• [OBJECTIVE]: Set down each line of the data below exactly as it stands, dropping the pictures.

********

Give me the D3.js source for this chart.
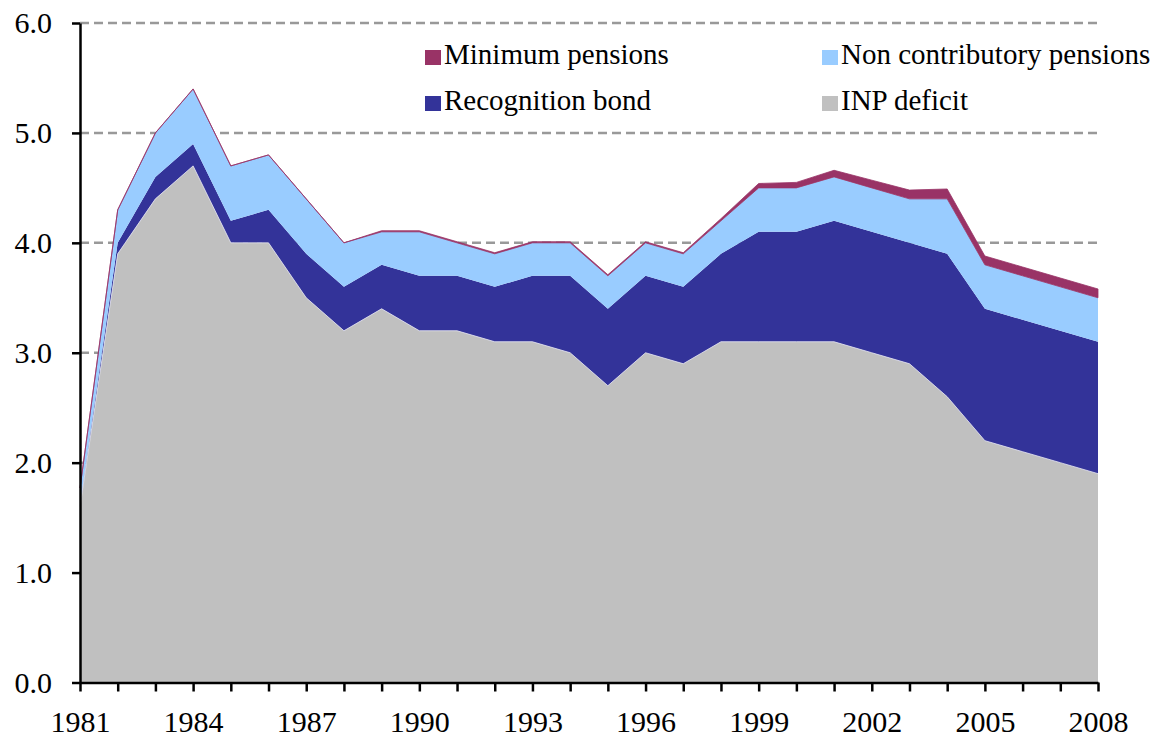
<!doctype html>
<html lang="en">
<head>
  <meta charset="utf-8">
  <title>Pension deficit components</title>
  <script src="https://cdn.jsdelivr.net/npm/d3@7"></script>
  <style>
    body { margin: 0; background: #fff; }
    .axis path, .axis line { stroke: #000; stroke-width: 2.5; }
    .grid line { stroke: #999; stroke-width: 2.5; stroke-dasharray: 9 5; }
  </style>
</head>
<body>
<div id="chart"></div>
<script>
  const serif = '"Liberation Serif", "DejaVu Serif", serif';

  // categories
  const years = [1981, 1982, 1983, 1984, 1985, 1986, 1987, 1988, 1989, 1990,
    1991, 1992, 1993, 1994, 1995, 1996, 1997, 1998, 1999, 2000,
    2001, 2002, 2003, 2004, 2005, 2006, 2007, 2008];

  // series values (% of GDP)
  const inpDeficit = [1.6, 3.9, 4.4, 4.7, 4.0, 4.0, 3.5, 3.2, 3.4, 3.2,
    3.2, 3.1, 3.1, 3.0, 2.7, 3.0, 2.9, 3.1, 3.1, 3.1,
    3.1, 3.0, 2.9, 2.6, 2.2, 2.1, 2.0, 1.9];
  const recognitionBond = [0.02, 0.1, 0.2, 0.2, 0.2, 0.3, 0.4, 0.4, 0.4, 0.5,
    0.5, 0.5, 0.6, 0.7, 0.7, 0.7, 0.7, 0.8, 1.0, 1.0,
    1.1, 1.1, 1.1, 1.3, 1.2, 1.2, 1.2, 1.2];
  const nonContributory = [0.15, 0.3, 0.4, 0.5, 0.5, 0.5, 0.5, 0.4, 0.3, 0.4,
    0.3, 0.3, 0.3, 0.3, 0.3, 0.3, 0.3, 0.3, 0.4, 0.4,
    0.4, 0.4, 0.4, 0.5, 0.4, 0.4, 0.4, 0.4];
  const minimumPensions = [0, 0, 0, 0, 0, 0, 0, 0, 0.01, 0.01,
    0.01, 0.01, 0.01, 0.01, 0.01, 0.01, 0.01, 0.02, 0.04, 0.05,
    0.06, 0.07, 0.08, 0.09, 0.08, 0.08, 0.08, 0.08];

  const yTicks = [0, 1, 2, 3, 4, 5, 6];
  const xLabelYears = [1981, 1984, 1987, 1990, 1993, 1996, 1999, 2002, 2005, 2008];

  const keys = ['inp', 'bond', 'nonContrib', 'minimum'];
  const colors = { inp: '#c0c0c0', bond: '#333399', nonContrib: '#99ccff', minimum: '#993366' };

  // legend entries, in the order they appear (row by row)
  const legendItems = [
    { key: 'minimum', label: 'Minimum pensions' },
    { key: 'nonContrib', label: 'Non contributory pensions' },
    { key: 'bond', label: 'Recognition bond' },
    { key: 'inp', label: 'INP deficit' }
  ];

  const rows = years.map((yr, i) => ({
    year: yr,
    inp: inpDeficit[i],
    bond: recognitionBond[i],
    nonContrib: nonContributory[i],
    minimum: minimumPensions[i]
  }));

  const width = 1153, height = 738;
  const svg = d3.select('#chart').append('svg')
    .attr('width', width)
    .attr('height', height);

  const x = d3.scaleLinear().domain([1981, 2008]).range([80, 1098]);
  const y = d3.scaleLinear().domain([0, 6]).range([682.5, 23]);

  // gridlines behind the areas
  svg.append('g')
    .attr('class', 'grid')
    .selectAll('line')
    .data(yTicks.filter(d => d > 0))
    .join('line')
    .attr('x1', x(1981))
    .attr('x2', x(2008))
    .attr('y1', d => y(d))
    .attr('y2', d => y(d));

  const series = d3.stack().keys(keys)(rows);

  const area = d3.area()
    .x(d => x(d.data.year))
    .y0(d => y(d[0]))
    .y1(d => y(d[1]));

  svg.append('g')
    .selectAll('path')
    .data(series)
    .join('path')
    .attr('d', area)
    .attr('fill', d => colors[d.key])
    .attr('stroke', d => d.key === 'minimum' ? colors.minimum : 'none')
    .attr('stroke-width', 1)
    .attr('stroke-opacity', 0.8);

  // faint light edge on top of the grey area
  svg.append('path')
    .datum(series[0])
    .attr('d', d3.line().x(d => x(d.data.year)).y(d => y(d[1])))
    .attr('fill', 'none')
    .attr('stroke', '#e6e6f0')
    .attr('stroke-width', 0.8);

  // x axis
  const xAxis = svg.append('g')
    .attr('class', 'axis')
    .attr('transform', `translate(0,${y(0)})`)
    .call(d3.axisBottom(x)
      .tickValues(years)
      .tickSize(9)
      .tickPadding(19)
      .tickSizeOuter(0)
      .tickFormat(d => xLabelYears.includes(d) ? d : ''));
  xAxis.selectAll('text')
    .style('font-family', serif)
    .style('font-size', '30px')
    .attr('fill', '#000');

  // y axis
  const yAxis = svg.append('g')
    .attr('class', 'axis')
    .attr('transform', `translate(${x(1981)},0)`)
    .call(d3.axisLeft(y)
      .tickValues(yTicks)
      .tickSize(8)
      .tickPadding(20)
      .tickSizeOuter(0)
      .tickFormat(d3.format('.1f')));
  yAxis.selectAll('text')
    .style('font-family', serif)
    .style('font-size', '30px')
    .attr('fill', '#000');

  // legend
  const legend = svg.append('g')
    .selectAll('g')
    .data(legendItems)
    .join('g')
    .attr('transform', (d, i) => `translate(${i % 2 === 0 ? 425 : 822},${i < 2 ? 50 : 96})`);

  legend.append('rect')
    .attr('width', 16)
    .attr('height', 15)
    .attr('fill', d => colors[d.key]);

  legend.append('text')
    .attr('x', 19)
    .attr('y', 14)
    .style('font-family', serif)
    .style('font-size', '29px')
    .text(d => d.label);
</script>
</body>
</html>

********

• [TASK SOLUTION]:
Give me the D3.js source for this chart.
<!doctype html>
<html lang="en">
<head>
  <meta charset="utf-8">
  <title>Pension deficit components</title>
  <script src="https://cdn.jsdelivr.net/npm/d3@7"></script>
  <style>
    body { margin: 0; background: #fff; }
    .axis path, .axis line { stroke: #000; stroke-width: 2.5; }
    .grid line { stroke: #999; stroke-width: 2.5; stroke-dasharray: 9 5; }
  </style>
</head>
<body>
<div id="chart"></div>
<script>
  const serif = '"Liberation Serif", "DejaVu Serif", serif';

  // categories
  const years = [1981, 1982, 1983, 1984, 1985, 1986, 1987, 1988, 1989, 1990,
    1991, 1992, 1993, 1994, 1995, 1996, 1997, 1998, 1999, 2000,
    2001, 2002, 2003, 2004, 2005, 2006, 2007, 2008];

  // series values (% of GDP)
  const inpDeficit = [1.6, 3.9, 4.4, 4.7, 4.0, 4.0, 3.5, 3.2, 3.4, 3.2,
    3.2, 3.1, 3.1, 3.0, 2.7, 3.0, 2.9, 3.1, 3.1, 3.1,
    3.1, 3.0, 2.9, 2.6, 2.2, 2.1, 2.0, 1.9];
  const recognitionBond = [0.02, 0.1, 0.2, 0.2, 0.2, 0.3, 0.4, 0.4, 0.4, 0.5,
    0.5, 0.5, 0.6, 0.7, 0.7, 0.7, 0.7, 0.8, 1.0, 1.0,
    1.1, 1.1, 1.1, 1.3, 1.2, 1.2, 1.2, 1.2];
  const nonContributory = [0.15, 0.3, 0.4, 0.5, 0.5, 0.5, 0.5, 0.4, 0.3, 0.4,
    0.3, 0.3, 0.3, 0.3, 0.3, 0.3, 0.3, 0.3, 0.4, 0.4,
    0.4, 0.4, 0.4, 0.5, 0.4, 0.4, 0.4, 0.4];
  const minimumPensions = [0, 0, 0, 0, 0, 0, 0, 0, 0.01, 0.01,
    0.01, 0.01, 0.01, 0.01, 0.01, 0.01, 0.01, 0.02, 0.04, 0.05,
    0.06, 0.07, 0.08, 0.09, 0.08, 0.08, 0.08, 0.08];

  const yTicks = [0, 1, 2, 3, 4, 5, 6];
  const xLabelYears = [1981, 1984, 1987, 1990, 1993, 1996, 1999, 2002, 2005, 2008];

  const keys = ['inp', 'bond', 'nonContrib', 'minimum'];
  const colors = { inp: '#c0c0c0', bond: '#333399', nonContrib: '#99ccff', minimum: '#993366' };

  // legend entries, in the order they appear (row by row)
  const legendItems = [
    { key: 'minimum', label: 'Minimum pensions' },
    { key: 'nonContrib', label: 'Non contributory pensions' },
    { key: 'bond', label: 'Recognition bond' },
    { key: 'inp', label: 'INP deficit' }
  ];

  const rows = years.map((yr, i) => ({
    year: yr,
    inp: inpDeficit[i],
    bond: recognitionBond[i],
    nonContrib: nonContributory[i],
    minimum: minimumPensions[i]
  }));

  const width = 1153, height = 738;
  const svg = d3.select('#chart').append('svg')
    .attr('width', width)
    .attr('height', height);

  const x = d3.scaleLinear().domain([1981, 2008]).range([80, 1098]);
  const y = d3.scaleLinear().domain([0, 6]).range([682.5, 23]);

  // gridlines behind the areas
  svg.append('g')
    .attr('class', 'grid')
    .selectAll('line')
    .data(yTicks.filter(d => d > 0))
    .join('line')
    .attr('x1', x(1981))
    .attr('x2', x(2008))
    .attr('y1', d => y(d))
    .attr('y2', d => y(d));

  const series = d3.stack().keys(keys)(rows);

  const area = d3.area()
    .x(d => x(d.data.year))
    .y0(d => y(d[0]))
    .y1(d => y(d[1]));

  svg.append('g')
    .selectAll('path')
    .data(series)
    .join('path')
    .attr('d', area)
    .attr('fill', d => colors[d.key])
    .attr('stroke', d => d.key === 'minimum' ? colors.minimum : 'none')
    .attr('stroke-width', 1)
    .attr('stroke-opacity', 0.8);

  // faint light edge on top of the grey area
  svg.append('path')
    .datum(series[0])
    .attr('d', d3.line().x(d => x(d.data.year)).y(d => y(d[1])))
    .attr('fill', 'none')
    .attr('stroke', '#e6e6f0')
    .attr('stroke-width', 0.8);

  // x axis
  const xAxis = svg.append('g')
    .attr('class', 'axis')
    .attr('transform', `translate(0,${y(0)})`)
    .call(d3.axisBottom(x)
      .tickValues(years)
      .tickSize(9)
      .tickPadding(19)
      .tickSizeOuter(0)
      .tickFormat(d => xLabelYears.includes(d) ? d : ''));
  xAxis.selectAll('text')
    .style('font-family', serif)
    .style('font-size', '30px')
    .attr('fill', '#000');

  // y axis
  const yAxis = svg.append('g')
    .attr('class', 'axis')
    .attr('transform', `translate(${x(1981)},0)`)
    .call(d3.axisLeft(y)
      .tickValues(yTicks)
      .tickSize(8)
      .tickPadding(20)
      .tickSizeOuter(0)
      .tickFormat(d3.format('.1f')));
  yAxis.selectAll('text')
    .style('font-family', serif)
    .style('font-size', '30px')
    .attr('fill', '#000');

  // legend
  const legend = svg.append('g')
    .selectAll('g')
    .data(legendItems)
    .join('g')
    .attr('transform', (d, i) => `translate(${i % 2 === 0 ? 425 : 822},${i < 2 ? 50 : 96})`);

  legend.append('rect')
    .attr('width', 16)
    .attr('height', 15)
    .attr('fill', d => colors[d.key]);

  legend.append('text')
    .attr('x', 19)
    .attr('y', 14)
    .style('font-family', serif)
    .style('font-size', '29px')
    .text(d => d.label);
</script>
</body>
</html>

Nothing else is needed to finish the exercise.